(Reuters) - French drugmaker Sanofi (>> Sanofi) has pledged to peg U.S. drug price rises to below healthcare inflation in a move that limits increases for any product this year to 5.4 percent, unless there are exceptional circumstances.

The price promise goes one step beyond action taken by a number of other large pharmaceutical companies that have undertaken to keep 2017 price increases below 10 percent.

Drugmakers are under fire worldwide over prices as a wave of new treatments for cancer and other serious conditions reach the market, some costing tens or hundreds of thousands of dollars per patient.

The row is particularly fierce in the United States, where prices are higher than in Europe and where there have been highly publicised increases in some older products, such as Mylan's (>> Mylan NV) EpiPen for allergic reactions.

The complex U.S. supply chain has led to a blame game between drugmakers, health insurers and intermediaries known as pharmacy benefit managers.
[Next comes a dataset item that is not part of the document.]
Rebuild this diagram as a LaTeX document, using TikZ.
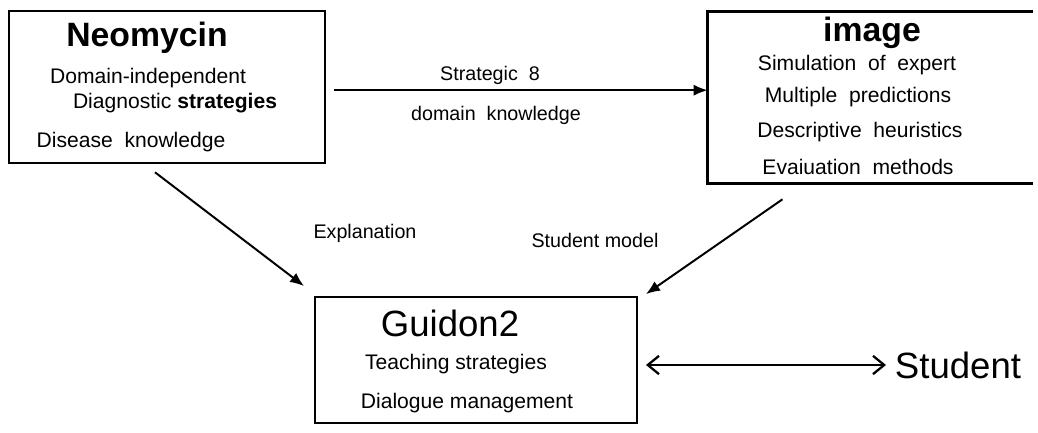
\documentclass[tikz,border=0pt]{standalone}
\usepackage{fontspec}
\setmainfont{Liberation Sans}
\usetikzlibrary{arrows.meta}

\tikzset{
  boxthick/.style={draw,line width=1.8pt,minimum width=7.9cm,minimum height=3.8cm},
  title/.style={font=\fontsize{24}{28}\selectfont\bfseries},
  bigtxt/.style={font=\fontsize{26}{30}\selectfont},
  item/.style={font=\fontsize{15}{18}\selectfont},
  lbl/.style={font=\fontsize{14}{17}\selectfont},
  arr/.style={line width=1.4pt,-{Latex[length=10pt,width=8pt]}},
  dblarr/.style={line width=1.6pt,{Straight Barb[length=8pt,width=13pt]}-{Straight Barb[length=8pt,width=13pt]}}
}

\begin{document}
\begin{tikzpicture}[x=0.025cm,y=-0.025cm]
        \useasboundingbox (0,0) rectangle (1038,433);

        % boxes
        \node[boxthick] (neo) at (167,87) {};
        \node[minimum width=8.125cm,minimum height=4.275cm] (img) at (870.5,97.5) {};
        \draw[line width=1.8pt] (img.north east) -- (img.north west) -- (img.south west) -- (img.south east);
        \node[draw,line width=1.3pt,minimum width=8.05cm,minimum height=3.15cm] (guidon) at (476,360) {};

        % Neomycin
        \node[title] (neoT) at (147,38) {Neomycin};
        \node[item] (neo1) at (148,78) {Domain-independent};
        \node[item] (neo2) at (175,103) {Diagnostic \textbf{strategies}};
        \node[item] (neo3) at (131,142) {Disease~~knowledge};

        % image
        \node[title] (imgT) at (872,33) {image};
        \node[item] (img1) at (857,65) {Simulation~~of~~expert};
        \node[item] (img2) at (858,97) {Multiple~~predictions};
        \node[item] (img3) at (860,132) {Descriptive~~heuristics};
        \node[item] (img4) at (858,167) {Evaiuation~~methods};

        % Guidon2
        \node[bigtxt] (guiT) at (450,323) {Guidon2};
        \node[item] (gui1) at (456,364) {Teaching strategies};
        \node[item] (gui2) at (467,403) {Dialogue management};

        \node[bigtxt] (stud) at (958,365) {Student};

        % labels
        \node[lbl] (lStrat) at (490,75) {Strategic~~8};
        \node[lbl] (lDom) at (496,115) {domain~~knowledge};
        \node[lbl] (lExpl) at (365,233) {Explanation};
        \node[lbl] (lModel) at (595,240) {Student model};

        % connectors
        \draw[arr,shorten <=0.2cm] ([yshift=-0.08cm]neo.east) -- ([yshift=-0.08cm]neo.east -| img.west);
        \draw[arr] ([shift={(-0.3cm,-0.2cm)}]neo.south) -- ([shift={(-0.25cm,0.25cm)}]guidon.north west);
        \draw[arr] ([shift={(-2.2cm,-0.4cm)}]img.south) -- ([shift={(0.2cm,0.05cm)}]guidon.north east);
        \draw[dblarr,shorten <=0.2cm,shorten >=0.1cm] (stud.west -| guidon.east) -- (stud.west);
    \end{tikzpicture}
\end{document}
"This complexity is undermining the reputation of an entire industry whose purpose is to make a positive change in patients’ lives," Sanofi Chief Executive Olivier Brandicourt said.

Sanofi will take as its pricing benchmark the national health expenditures (NHE) growth projection, which is calculated by the Department of Health and Human Services and covers spending by all U.S. payers, including individuals.

"By limiting our price increases to the NHE growth projection, we ensure that Sanofi is not contributing to further medical inflation," Brandicourt said.

This would cap price increases for any product to 5.4 percent in 2017, but Sanofi said there might be times when there was a "sound reason" for a higher increase, in which case it promised to demonstrate publicly the rationale for such a rise.

Sanofi said it would disclose the gross and net prices for its medicines in future, adding that in 2016 its average aggregate list prices increased by 4.0 percent but net prices fell by 2.1 percent.

Other companies, including Merck & Co (>> Merck & Co., Inc.) and Johnson & Johnson (>> Johnson & Johnson), have also released gross and net prices. But the picture is particularly stark for Sanofi, which is being hit hard by competition in its core diabetes treatment business.

The competition is driving down its prices, notably for its long-lasting insulin Lantus.

Responding to criticism about high drug prices, other firms such as AbbVie (>> AbbVie Inc), Allergan (>> Allergan, Inc.), Novo Nordisk (>> Novo Nordisk A/S) and Takeda Pharmaceutical (>> Takeda Pharmaceutical Co Ltd) have promised to keep all drug price increases in 2017 in single digits.

Sanofi believes pegging prices to an independent measure like the NHE is more objective and less arbitrary than such a single-digit promise.

The NHE is currently projected to increase by an average 5.6 percent annually between now and 2025. NHE inflation has generally hovered around the mid-single digits level, with the increase hitting a historic low of 2.9 percent in 2013.

In the past, Sanofi has received mixed reviews for its drug pricing.

The company surprised many investors in March when it set a lower-than-expected price for its new injectable eczema drug Dupixent, developed with long-time partner Regeneron Pharmaceuticals (>> Regeneron Pharmaceuticals Inc).

But it has been accused by a group of patients of colluding with rivals over diabetes drug prices going back several years. Sanofi denies the charge.